**TASK DESCRIPTION:**
Set down exactly the lines of the listing below, please, beginning with the first and ending with the line that holds "anchor=west] at ([xshift=4pt]gameB.west)".

**DATASET EXCERPT:**
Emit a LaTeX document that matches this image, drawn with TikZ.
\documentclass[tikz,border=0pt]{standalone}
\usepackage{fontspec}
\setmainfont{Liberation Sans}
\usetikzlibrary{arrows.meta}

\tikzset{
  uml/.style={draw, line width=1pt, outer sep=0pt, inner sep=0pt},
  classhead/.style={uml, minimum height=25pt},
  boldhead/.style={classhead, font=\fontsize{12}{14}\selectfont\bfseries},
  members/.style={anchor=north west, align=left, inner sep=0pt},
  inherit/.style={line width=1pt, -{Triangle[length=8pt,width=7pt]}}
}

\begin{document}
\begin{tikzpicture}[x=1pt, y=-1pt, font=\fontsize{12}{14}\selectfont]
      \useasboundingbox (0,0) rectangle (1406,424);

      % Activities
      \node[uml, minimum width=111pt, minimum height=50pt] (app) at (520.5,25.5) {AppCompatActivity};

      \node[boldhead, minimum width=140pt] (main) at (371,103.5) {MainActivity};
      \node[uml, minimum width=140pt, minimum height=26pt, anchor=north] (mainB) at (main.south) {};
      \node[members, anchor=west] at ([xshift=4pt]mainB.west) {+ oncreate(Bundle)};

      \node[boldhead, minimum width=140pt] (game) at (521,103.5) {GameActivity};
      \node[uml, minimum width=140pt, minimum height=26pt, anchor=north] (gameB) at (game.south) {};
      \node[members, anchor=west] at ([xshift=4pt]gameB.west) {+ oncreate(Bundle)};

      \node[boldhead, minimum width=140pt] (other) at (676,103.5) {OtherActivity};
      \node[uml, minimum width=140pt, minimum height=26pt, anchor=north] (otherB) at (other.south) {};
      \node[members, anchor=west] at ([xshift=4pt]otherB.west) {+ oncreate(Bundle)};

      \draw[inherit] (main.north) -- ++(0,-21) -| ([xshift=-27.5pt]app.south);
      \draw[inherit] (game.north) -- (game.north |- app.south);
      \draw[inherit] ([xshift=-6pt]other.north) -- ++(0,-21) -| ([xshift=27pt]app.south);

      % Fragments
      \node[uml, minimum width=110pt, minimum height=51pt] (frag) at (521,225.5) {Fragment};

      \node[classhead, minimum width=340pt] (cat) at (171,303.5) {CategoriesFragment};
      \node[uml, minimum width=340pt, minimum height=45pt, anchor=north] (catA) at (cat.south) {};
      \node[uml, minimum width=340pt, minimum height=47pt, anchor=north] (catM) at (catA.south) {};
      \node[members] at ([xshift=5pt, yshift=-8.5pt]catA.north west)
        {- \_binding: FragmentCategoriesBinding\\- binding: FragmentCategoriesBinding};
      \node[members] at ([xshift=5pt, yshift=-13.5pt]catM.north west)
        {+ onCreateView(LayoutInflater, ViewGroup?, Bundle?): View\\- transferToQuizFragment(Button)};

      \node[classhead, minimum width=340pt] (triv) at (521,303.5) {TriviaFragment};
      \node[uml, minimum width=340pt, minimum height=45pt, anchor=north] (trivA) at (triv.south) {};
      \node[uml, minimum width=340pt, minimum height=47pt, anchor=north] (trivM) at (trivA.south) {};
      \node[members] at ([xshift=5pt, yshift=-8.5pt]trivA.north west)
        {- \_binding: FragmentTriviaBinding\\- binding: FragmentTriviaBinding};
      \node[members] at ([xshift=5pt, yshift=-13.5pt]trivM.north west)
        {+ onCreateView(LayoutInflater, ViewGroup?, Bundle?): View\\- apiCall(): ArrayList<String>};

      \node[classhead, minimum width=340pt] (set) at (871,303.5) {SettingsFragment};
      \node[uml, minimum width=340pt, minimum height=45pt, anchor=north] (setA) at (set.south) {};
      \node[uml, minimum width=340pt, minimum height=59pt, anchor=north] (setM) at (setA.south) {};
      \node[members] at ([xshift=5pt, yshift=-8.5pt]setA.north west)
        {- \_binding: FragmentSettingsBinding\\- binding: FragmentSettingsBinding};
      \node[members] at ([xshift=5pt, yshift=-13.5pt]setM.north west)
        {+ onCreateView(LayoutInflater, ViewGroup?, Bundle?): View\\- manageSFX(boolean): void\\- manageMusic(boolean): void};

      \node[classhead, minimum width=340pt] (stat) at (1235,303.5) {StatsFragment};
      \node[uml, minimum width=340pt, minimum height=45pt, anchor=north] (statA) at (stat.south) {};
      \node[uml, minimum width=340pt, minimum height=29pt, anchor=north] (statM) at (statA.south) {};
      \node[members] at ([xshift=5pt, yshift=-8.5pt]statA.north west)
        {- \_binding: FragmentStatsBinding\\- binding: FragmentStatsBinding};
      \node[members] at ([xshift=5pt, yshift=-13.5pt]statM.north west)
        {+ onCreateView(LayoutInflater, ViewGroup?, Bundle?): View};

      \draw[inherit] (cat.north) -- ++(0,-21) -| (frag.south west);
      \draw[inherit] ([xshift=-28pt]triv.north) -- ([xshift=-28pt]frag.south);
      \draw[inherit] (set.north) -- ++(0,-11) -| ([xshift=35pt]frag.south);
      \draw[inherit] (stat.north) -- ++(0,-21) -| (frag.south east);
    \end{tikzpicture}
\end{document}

**TASK ANSWER:**
Emit a LaTeX document that matches this image, drawn with TikZ.
\documentclass[tikz,border=0pt]{standalone}
\usepackage{fontspec}
\setmainfont{Liberation Sans}
\usetikzlibrary{arrows.meta}

\tikzset{
  uml/.style={draw, line width=1pt, outer sep=0pt, inner sep=0pt},
  classhead/.style={uml, minimum height=25pt},
  boldhead/.style={classhead, font=\fontsize{12}{14}\selectfont\bfseries},
  members/.style={anchor=north west, align=left, inner sep=0pt},
  inherit/.style={line width=1pt, -{Triangle[length=8pt,width=7pt]}}
}

\begin{document}
\begin{tikzpicture}[x=1pt, y=-1pt, font=\fontsize{12}{14}\selectfont]
      \useasboundingbox (0,0) rectangle (1406,424);

      % Activities
      \node[uml, minimum width=111pt, minimum height=50pt] (app) at (520.5,25.5) {AppCompatActivity};

      \node[boldhead, minimum width=140pt] (main) at (371,103.5) {MainActivity};
      \node[uml, minimum width=140pt, minimum height=26pt, anchor=north] (mainB) at (main.south) {};
      \node[members, anchor=west] at ([xshift=4pt]mainB.west) {+ oncreate(Bundle)};

      \node[boldhead, minimum width=140pt] (game) at (521,103.5) {GameActivity};
      \node[uml, minimum width=140pt, minimum height=26pt, anchor=north] (gameB) at (game.south) {};
      \node[members, anchor=west] at ([xshift=4pt]gameB.west) {+ oncreate(Bundle)};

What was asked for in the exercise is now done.